Here’s another potpourri blog for you all:
Speaking for San Diego’s Project Management Institute
I just landed a video speaking engagement for the San Diego chapter of the Project Management Institute. My chosen topic is Five Top Communication Tips for Project Managers.
I have written about the downsides of videoconferencing, although it is, at present, safer than in-person meetings. The upside is that I can speak to groups anywhere in the world, and this is one example. While speaking about communication skills, I will also use my skills to keep the audience engaged, not losing interest, as so often happens in video conferences. Specifically, I will interrupt my talk about every 10-15 minutes and give the audience some type of participative activity. For example, I might ask them to think of a time when they tried to tell somebody something over and over, but the other person didn’t get it. I will invite them to share, and I will demonstrate how to alter what they tried to say in that past event so that the other person might better understand.
Looking for Options
Here’s an amazing story of survival that came about through the efforts of a person in a desperate situation and the coincidence of a man with a very unusual hobby. https://www.washingtonpost.com/lifestyle/2021/04/22/lost-hiker-satelite-rescue/
Rene Compean became hopelessly lost while hiking off trail in mountains. The day was waning, the temperature dropping, the winds whipping. He really believed he was going to die, but he kept thinking, casting about for anything he might do to help himself. He periodically climbed higher when he could summon the strength, to more visible from the air, using a charred stick from a campfire to write SOS on rocks along the way.
He only had 10% battery life left on his phone. He took two pictures and texted them to a friend. Only one of the pictures got through, the less helpful one, a close shot of his legs beside some rocks. The friend send the picture to the LA County Sheriffs Dept., which in turn, tweeted, asking if local hikers could identify the location.
Amazingly, Ben Kuo, who received the tweet, loved looking for where photos were taken. After narrowing his search to the area near where Compean’s car was spotted, he used satellite images to find the type of rocks in the photo, and so, the approximate location of the lost hiker. From there, a rescue helicopter was able to spot and retrieve Compean.

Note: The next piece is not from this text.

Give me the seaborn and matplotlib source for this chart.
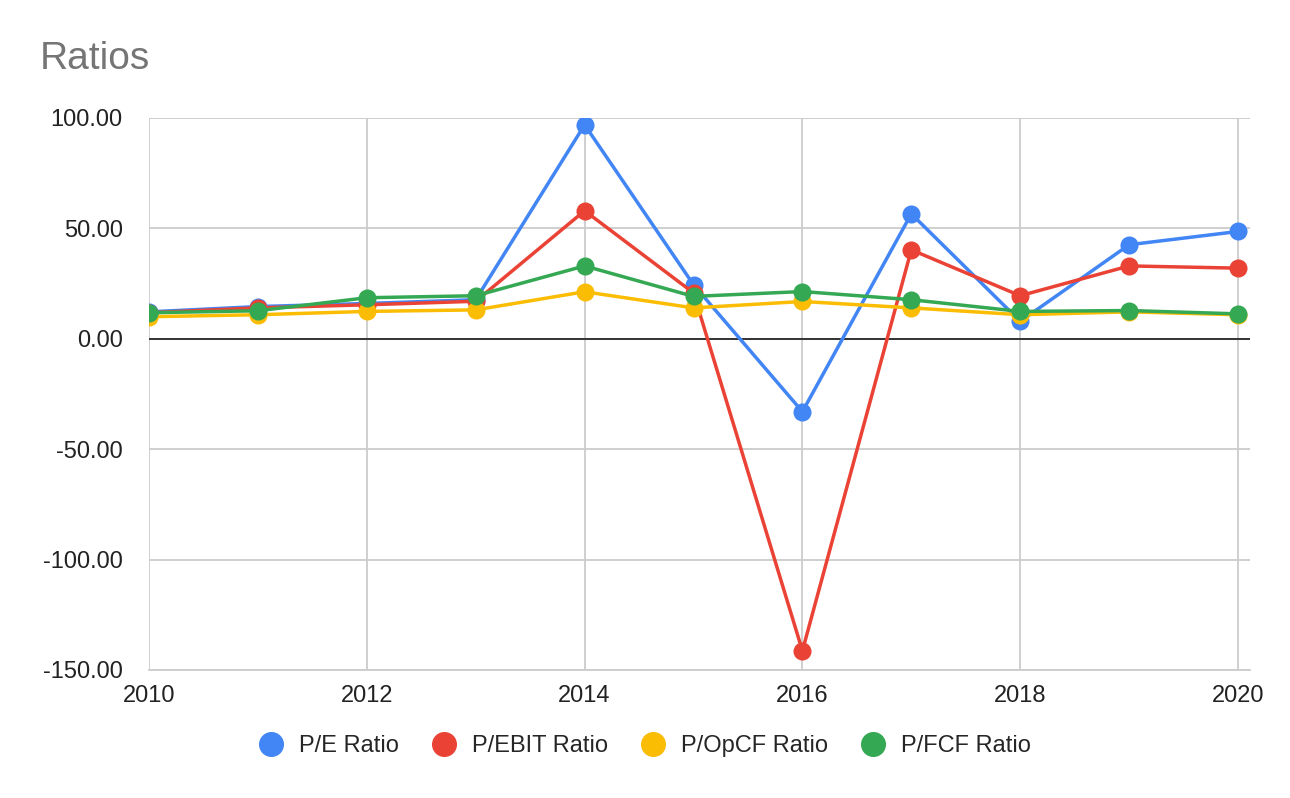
import seaborn as sns
import matplotlib.pyplot as plt
import pandas as pd

years = list(range(2010, 2021))
pe_ratio = [12.2, 14.6, 16.0, 17.7, 96.9, 24.5, -33.0, 56.6, 7.9, 42.6, 48.6]
pebit_ratio = [11.8, 14.0, 15.4, 17.0, 58.0, 20.8, -141.3, 40.3, 19.5, 33.0, 32.0]
popcf_ratio = [10.0, 10.9, 12.4, 13.1, 21.3, 14.0, 16.9, 14.0, 10.9, 12.2, 10.9]
pfcf_ratio = [11.8, 12.7, 18.6, 19.5, 33.0, 19.2, 21.4, 17.7, 12.4, 12.8, 11.3]

series_names = ["P/E Ratio", "P/EBIT Ratio", "P/OpCF Ratio", "P/FCF Ratio"]
colors = ["#4285F4", "#EA4335", "#FBBC04", "#34A853"]

df = pd.DataFrame({
    "year": years * 4,
    "value": pe_ratio + pebit_ratio + popcf_ratio + pfcf_ratio,
    "series": [n for n in series_names for _ in years],
})

sns.set_style("white")
plt.rcParams['font.family'] = ['Liberation Sans', 'DejaVu Sans']

fig = plt.figure(figsize=(12.9, 7.98), dpi=100)
ax = fig.add_axes([149 / 1290, (798 - 670) / 798, (1250 - 149) / 1290, 552 / 798])

sns.lineplot(data=df, x="year", y="value", hue="series", hue_order=series_names,
             palette=colors, marker="o", markersize=13, markeredgewidth=0,
             linewidth=2.5, ax=ax, legend=False, zorder=3)

ax.set_xlim(2010, 2020.11)
ax.set_ylim(-150, 100)
ax.set_xticks([2010, 2012, 2014, 2016, 2018, 2020])
ax.set_yticks([-150, -100, -50, 0, 50, 100])
ax.set_yticklabels([f"{v:.2f}" for v in [-150, -100, -50, 0, 50, 100]])
ax.grid(True, color="#cccccc", linewidth=1.3)
ax.axhline(0, color="#333333", linewidth=1.4, zorder=2)
for s in ["top", "right", "left"]:
    ax.spines[s].set_visible(False)
ax.spines["bottom"].set_color("#cccccc")
ax.spines["bottom"].set_linewidth(1.3)
ax.tick_params(axis="both", length=0, labelsize=17, colors="#222222")
ax.tick_params(axis="y", pad=19)
ax.tick_params(axis="x", pad=11)
ax.set_xlabel("")
ax.set_ylabel("")

fig.text(40 / 1290, 1 - 59 / 798, "Ratios", fontsize=28, color="#757575", va="center")

handles = [plt.Line2D([], [], marker="o", linestyle="", color=c, markersize=17)
           for c in colors]
fig.legend(handles, series_names, loc="center", bbox_to_anchor=(0.5, 1 - 746 / 798),
           ncol=4, frameon=False, fontsize=17, handlelength=1.0,
           handletextpad=0.7, columnspacing=1.4)

fig.savefig("out.png", dpi=100)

Compean’s actions might seem far afield from persuasion, consensus building, and related communication skills. In fact, however, the two have a common mindset or approach to problems. In my interactional skill set, we begin with interests, what people ultimately want to achieve. The hiker’s main interest was survival. Thus, a key second interest was getting found.
When our first idea for achieving an interest won’t work for another party, or their first idea for achieving their interest won’t work for us, we look for other options. Compean looked for survival options. Before using up a precious bit of battery life, he looked for other means of communication and found the charred stick. He took time to think about how to use his 10% phone battery life.
Of course, a seemingly miraculous chain of events also happened. Kuo happened to see the sheriff’s tweet, to live so near that he recognized the type of rock, and to have special location-finding skills. But Compean’s text set them in motion. He could use up his remaining battery life, or get prepared to die. So why not try what he could? We see unbelievably awful things happening in the news, why not unbelievably good things, miracles?
Fortunately, you neither must nor should wait until you’re staring death in the face to begin practicing this problem-solving mindset and approach. Begin practicing on small problems, and you will find yourself building more mutually satisfactory consensuses in major consensus seeking endeavors.
Bert the Palm Tree (and his siblings)
Are you wondering about the image for this post? In the great Texas freeze in February, all the big palm tree fronds froze and eventually had to be removed. But, even then, new green growth was shooting up from the centers of the tops of the trees. The result reminded me of Bert the Muppet with his narrow forehead and little tuft of hair sticking up. And if you look carefully, in the bulbous part of the tree, you will see more new fronds already coming out where the old ones were cut. They look like little green hands with more than five fingers.
Another miracle, the miracle of renewal and regrowth.
When have you used problem-solving skills in an unusual way?